501.BC Atomic/3–2946

Memorandum of Conversation, by the Acting Secretary of State

At the end of Mr. Makins’99 call upon me, the principal subjects of which have been described in other memoranda, he told me that he was reading with very great interest the report of the Consultants on the international control of atomic energy which was released last night. While he had not finished it he was finding it a most thoughtful paper. He believed that it was not very far from ideas which were developing in London. He mentioned specifically that part of the report which dealt with the control of raw materials. He did not express himself on the international control of primary producing plants or of the production of explosives.
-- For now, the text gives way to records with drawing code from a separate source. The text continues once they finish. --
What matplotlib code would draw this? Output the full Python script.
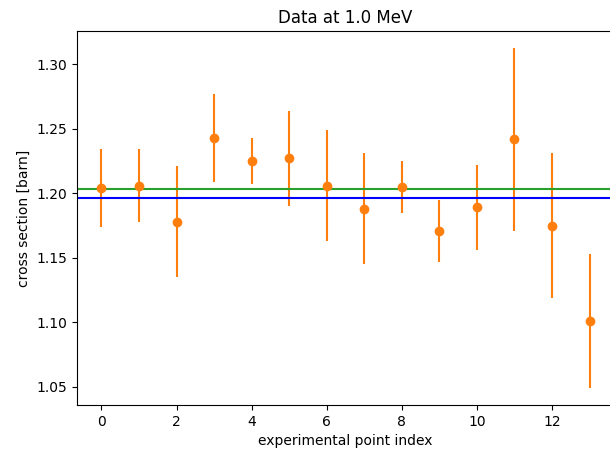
import numpy as np
import matplotlib
matplotlib.use("Agg")
import matplotlib.pyplot as plt

# measured cross sections at 1.0 MeV
idx = np.arange(14)
xs = [1.204, 1.206, 1.178, 1.243, 1.225, 1.227, 1.206,
      1.188, 1.205, 1.171, 1.189, 1.242, 1.175, 1.101]
err = [0.030, 0.028, 0.043, 0.034, 0.018, 0.037, 0.043,
       0.043, 0.020, 0.024, 0.033, 0.071, 0.056, 0.052]

# fitted / evaluated values
fit_green = 1.2033
fit_blue = 1.1964

fig = plt.figure(figsize=(6.1, 4.5), dpi=100)
ax = fig.add_axes([77 / 610, 45 / 450, 537 / 610, 374 / 450])

ax.errorbar(idx, xs, yerr=err, fmt='o', color='C1', lw=1.5)
ax.axhline(fit_green, color='C2', lw=1.5)
ax.axhline(fit_blue, color='blue', lw=1.5)

ax.set_xlim(-0.65, 13.65)
ax.set_ylim(1.0359, 1.3258)
ax.set_title('Data at 1.0 MeV')
ax.set_xlabel('experimental point index')
ax.set_ylabel('cross section [barn]')

fig.savefig('out.png', dpi=100)
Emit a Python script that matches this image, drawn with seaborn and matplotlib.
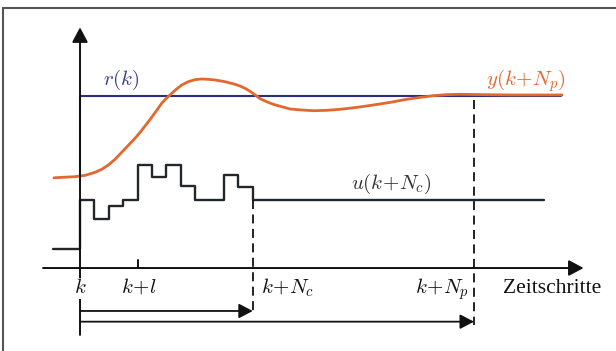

I stressed to Mr. Makins that the report was, of course, only a working paper and did not reflect established Government policy. He said that he understood this. He asked when I expected the United Nations Atomic Energy Commission to meet and when I thought the United States Government policy would be crystallized. I told him that I could not offer an opinion on these subjects beyond saying that a great deal of work remained to be done. He said that Sir Alexander Cadogan1 had expressed a desire to come to Washington to discuss these matters with me. I replied that I should be delighted to see Cadogan and would be most happy to discuss with him the ideas expressed in the report. I could not, however, as of the present time be very helpful to him on the other matters he mentioned.

Dean Acheson
  1. Roger Makins, British Minister in the United States.
  2. British Representative on the Security Council and Atomic Energy Commission.